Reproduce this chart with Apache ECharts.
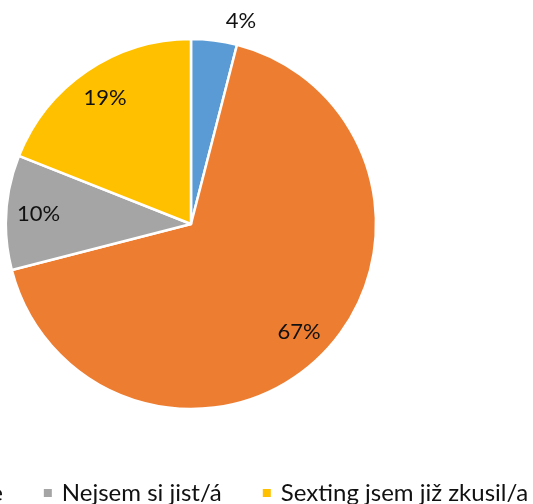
<!DOCTYPE html>
<html><head><meta charset="utf-8">
<script src="https://cdn.jsdelivr.net/npm/echarts@6/dist/echarts.min.js"></script>
<style>html,body{margin:0;padding:0;background:#fff}#c{width:533px;height:504px}</style>
</head><body><div id="c"></div>
<script>
const categories = ['Ano', 'Ne', 'Nejsem si jist/á', 'Sexting jsem již zkusil/a'];
const values = [4, 67, 10, 19];
const colors = ['#5B9BD5', '#ED7D31', '#A5A5A5', '#FFC000'];

const FONT = 'Lato';
const R = 185;
const TXT = '#111111';
const chart = echarts.init(document.getElementById('c'), null, {renderer: 'canvas'});
chart.setOption({
  animation: false,
  color: colors,
  legend: {
    data: categories,
    left: -150, top: 481, padding: 0,
    icon: 'rect', itemWidth: 10, itemHeight: 10, itemGap: 39,
    textStyle: {fontFamily: FONT, fontSize: 24, color: TXT, padding: [0, 0, 0, 4]}
  },
  series: [{
    type: 'pie',
    center: [191, 224], radius: [0, R],
    startAngle: 90, clockwise: true,
    itemStyle: {borderColor: '#fff', borderWidth: 2.5},
    label: {show: false},
    labelLine: {show: false},
    emphasis: {disabled: true},
    data: categories.map((n, i) => ({
      name: n, value: values[i],
      label: i === 0 ? {show: true, position: 'outside', formatter: '{d}%', fontFamily: FONT, fontSize: 22, color: TXT} : {show: false},
      labelLine: i === 0 ? {show: false, length: 20, length2: 4} : {show: false}
    }))
  }, {
    type: 'pie',
    center: [191, 224], radius: [0, R * 1.62],
    startAngle: 90, clockwise: true,
    silent: true,
    itemStyle: {color: 'rgba(0,0,0,0)', borderWidth: 0},
    label: {show: true, position: 'inside', formatter: '{d}%', fontFamily: FONT, fontSize: 22, color: TXT},
    labelLine: {show: false},
    emphasis: {disabled: true},
    legendHoverLink: false,
    data: categories.map((n, i) => ({name: n + ' ', value: values[i], label: {show: i !== 0}}))
  }]
});
</script></body></html>
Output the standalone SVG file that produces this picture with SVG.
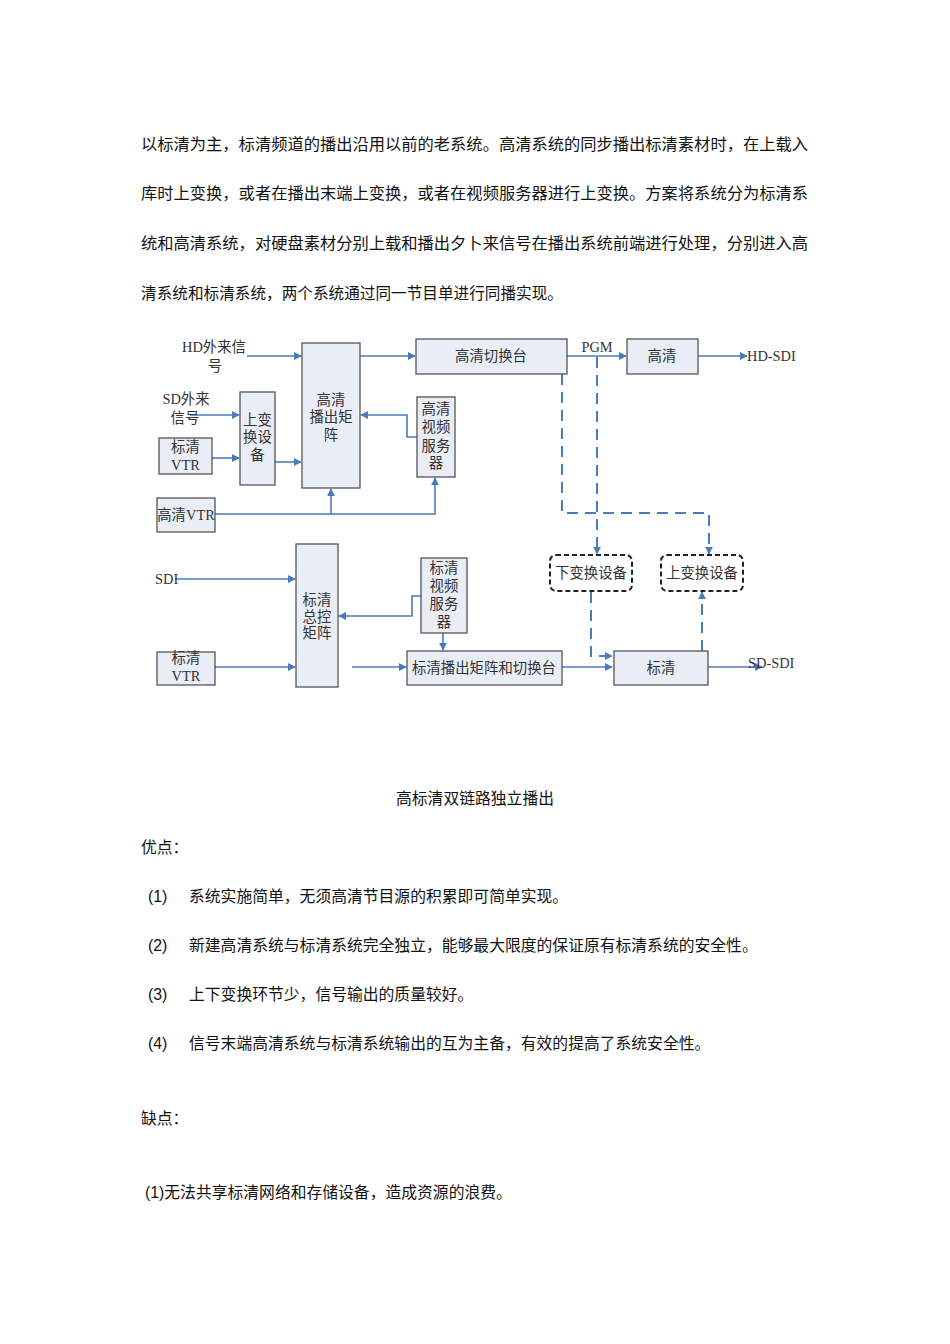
<svg xmlns="http://www.w3.org/2000/svg" width="950" height="1344" viewBox="0 0 950 1344">
<style>
.body{font-family:"Liberation Sans","Noto Sans CJK SC",sans-serif;font-size:15.8px;fill:#111}
.lbl{font-family:"Liberation Serif","Noto Sans CJK SC",serif;font-size:14.4px;fill:#333}
.box{fill:#e9edf6;stroke:#555;stroke-width:1.3}
.dbox{fill:#fff;stroke:#222;stroke-width:2;stroke-dasharray:5,3}
.ln{fill:none;stroke:#4a7bbd;stroke-width:1.6}
.dl{fill:none;stroke:#4a7bbd;stroke-width:2;stroke-dasharray:11,7}
</style>
<defs>
<marker id="ar" viewBox="0 0 10 10" refX="9" refY="5" markerWidth="8" markerHeight="8" markerUnits="userSpaceOnUse" orient="auto">
<path d="M0,0 L10,5 L0,10 z" fill="#4a7bbd"/>
</marker>
</defs>
<rect width="950" height="1344" fill="#fff"/>

<g id="para">
<text class="body" x="141" y="150" textLength="667" lengthAdjust="spacingAndGlyphs">以标清为主，标清频道的播出沿用以前的老系统。高清系统的同步播出标清素材时，在上载入</text>
<text class="body" x="141" y="199" textLength="667" lengthAdjust="spacingAndGlyphs">库时上变换，或者在播出末端上变换，或者在视频服务器进行上变换。方案将系统分为标清系</text>
<text class="body" x="141" y="249" textLength="667" lengthAdjust="spacingAndGlyphs">统和高清系统，对硬盘素材分别上载和播出夕卜来信号在播出系统前端进行处理，分别进入高</text>
<text class="body" x="141" y="299" textLength="422" lengthAdjust="spacingAndGlyphs">清系统和标清系统，两个系统通过同一节目单进行同播实现。</text>
</g>

<g id="connectors">
<path class="ln" d="M247,356 H301" marker-end="url(#ar)"/>
<path class="ln" d="M190,415 H239" marker-end="url(#ar)"/>
<path class="ln" d="M212,458 H239" marker-end="url(#ar)"/>
<path class="ln" d="M275,462 H301" marker-end="url(#ar)"/>
<path class="ln" d="M215,514 H435 V478" marker-end="url(#ar)"/>
<path class="ln" d="M331,514 V489" marker-end="url(#ar)"/>
<path class="ln" d="M417,437 H407 V415 H361" marker-end="url(#ar)"/>
<path class="ln" d="M360,356 H415" marker-end="url(#ar)"/>
<path class="ln" d="M567,356 H626" marker-end="url(#ar)"/>
<path class="ln" d="M698,356 H747" marker-end="url(#ar)"/>
<path class="dl" d="M562,374 V513 H709 V554" marker-end="url(#ar)"/>
<path class="dl" d="M597,357 V554" marker-end="url(#ar)"/>
<path class="dl" d="M591,592 V656 H612" marker-end="url(#ar)"/>
<path class="dl" d="M702,651 V592" marker-end="url(#ar)"/>
<path class="ln" d="M175,579 H295" marker-end="url(#ar)"/>
<path class="ln" d="M215,667 H295" marker-end="url(#ar)"/>
<path class="ln" d="M421,596 H412 V616 H339" marker-end="url(#ar)"/>
<path class="ln" d="M352,667 H406" marker-end="url(#ar)"/>
<path class="ln" d="M443,633 V650" marker-end="url(#ar)"/>
<path class="ln" d="M562,667 H612" marker-end="url(#ar)"/>
<path class="ln" d="M708,667 H762" marker-end="url(#ar)"/>
</g>

<g id="hd-in">
<text class="lbl" x="214" y="352" text-anchor="middle">HD外来信</text>
<text class="lbl" x="215" y="371" text-anchor="middle">号</text>
</g>
<g id="sd-in">
<text class="lbl" x="186" y="404" text-anchor="middle">SD外来</text>
<text class="lbl" x="185" y="423" text-anchor="middle">信号</text>
</g>
<g id="hd-matrix">
<rect class="box" x="302" y="343" width="58" height="145"/>
<text class="lbl" x="331" y="405" text-anchor="middle">高清</text>
<text class="lbl" x="331" y="422" text-anchor="middle">播出矩</text>
<text class="lbl" x="331" y="440" text-anchor="middle">阵</text>
</g>
<g id="upconv1">
<rect class="box" x="240" y="392" width="35" height="93"/>
<text class="lbl" x="257.5" y="425" text-anchor="middle">上变</text>
<text class="lbl" x="257.5" y="442" text-anchor="middle">换设</text>
<text class="lbl" x="257.5" y="460" text-anchor="middle">备</text>
</g>
<g id="sd-vtr1">
<rect class="box" x="159" y="438" width="53" height="36"/>
<text class="lbl" x="185.5" y="452" text-anchor="middle">标清</text>
<text class="lbl" x="185.5" y="470" text-anchor="middle">VTR</text>
</g>
<g id="hd-vtr">
<rect class="box" x="157" y="498" width="58" height="34"/>
<text class="lbl" x="186" y="520" text-anchor="middle">高清VTR</text>
</g>
<g id="hd-server">
<rect class="box" x="417" y="397" width="38" height="80"/>
<text class="lbl" x="436" y="414" text-anchor="middle">高清</text>
<text class="lbl" x="436" y="432" text-anchor="middle">视频</text>
<text class="lbl" x="436" y="451" text-anchor="middle">服务</text>
<text class="lbl" x="436" y="468" text-anchor="middle">器</text>
</g>
<g id="hd-switcher">
<rect class="box" x="416" y="339" width="151" height="35"/>
<text class="lbl" x="491" y="361" text-anchor="middle">高清切换台</text>
</g>
<g id="pgm">
<text class="lbl" x="597" y="352" text-anchor="middle">PGM</text>
</g>
<g id="hd-out">
<rect class="box" x="627" y="339" width="71" height="35"/>
<text class="lbl" x="662" y="361" text-anchor="middle">高清</text>
</g>
<g id="hd-sdi">
<text class="lbl" x="747" y="361">HD-SDI</text>
</g>
<g id="downconv">
<rect class="dbox" x="550" y="555" width="82" height="36" rx="6"/>
<text class="lbl" x="591" y="578" text-anchor="middle">下变换设备</text>
</g>
<g id="upconv2">
<rect class="dbox" x="661" y="555" width="82" height="36" rx="6"/>
<text class="lbl" x="702" y="578" text-anchor="middle">上变换设备</text>
</g>
<g id="sdi-in">
<text class="lbl" x="155" y="584">SDI</text>
</g>
<g id="sd-matrix">
<rect class="box" x="296" y="544" width="42" height="143"/>
<text class="lbl" x="317" y="605" text-anchor="middle">标清</text>
<text class="lbl" x="317" y="622" text-anchor="middle">总控</text>
<text class="lbl" x="317" y="638" text-anchor="middle">矩阵</text>
</g>
<g id="sd-vtr2">
<rect class="box" x="157" y="652" width="58" height="33"/>
<text class="lbl" x="186" y="663" text-anchor="middle">标清</text>
<text class="lbl" x="186" y="681" text-anchor="middle">VTR</text>
</g>
<g id="sd-server">
<rect class="box" x="421" y="558" width="46" height="75"/>
<text class="lbl" x="444" y="573" text-anchor="middle">标清</text>
<text class="lbl" x="444" y="591" text-anchor="middle">视频</text>
<text class="lbl" x="444" y="609" text-anchor="middle">服务</text>
<text class="lbl" x="444" y="627" text-anchor="middle">器</text>
</g>
<g id="sd-switcher">
<rect class="box" x="407" y="651" width="155" height="34"/>
<text class="lbl" x="484" y="673" text-anchor="middle">标清播出矩阵和切换台</text>
</g>
<g id="sd-out">
<rect class="box" x="614" y="651" width="94" height="34"/>
<text class="lbl" x="661" y="673" text-anchor="middle">标清</text>
</g>
<g id="sd-sdi">
<text class="lbl" x="748" y="668">SD-SDI</text>
</g>

<g id="notes">
<text class="body" x="475" y="804" text-anchor="middle">高标清双链路独立播出</text>
<text class="body" x="141" y="853">优点：</text>
<text class="body" x="148" y="902">(1)</text>
<text class="body" x="189" y="902">系统实施简单，无须高清节目源的积累即可简单实现。</text>
<text class="body" x="148" y="951">(2)</text>
<text class="body" x="189" y="951">新建高清系统与标清系统完全独立，能够最大限度的保证原有标清系统的安全性。</text>
<text class="body" x="148" y="1000">(3)</text>
<text class="body" x="189" y="1000">上下变换环节少，信号输出的质量较好。</text>
<text class="body" x="148" y="1049">(4)</text>
<text class="body" x="189" y="1049">信号末端高清系统与标清系统输出的互为主备，有效的提高了系统安全性。</text>
<text class="body" x="141" y="1124">缺点：</text>
<text class="body" x="145" y="1198">(1)无法共享标清网络和存储设备，造成资源的浪费。</text>
</g>
</svg>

·····

▶ SHORT EXERCISE: Quote, please, every line of the material above from its start through the line that has "const colors = ['#5B9BD5', '#ED7D31', '#A5A5A5', '#FFC000'];", reproducing the words exactly and dropping any images.

▶ SOLUTION FOR THIS TASK:
Reproduce this chart with Apache ECharts.
<!DOCTYPE html>
<html><head><meta charset="utf-8">
<script src="https://cdn.jsdelivr.net/npm/echarts@6/dist/echarts.min.js"></script>
<style>html,body{margin:0;padding:0;background:#fff}#c{width:533px;height:504px}</style>
</head><body><div id="c"></div>
<script>
const categories = ['Ano', 'Ne', 'Nejsem si jist/á', 'Sexting jsem již zkusil/a'];
const values = [4, 67, 10, 19];
const colors = ['#5B9BD5', '#ED7D31', '#A5A5A5', '#FFC000'];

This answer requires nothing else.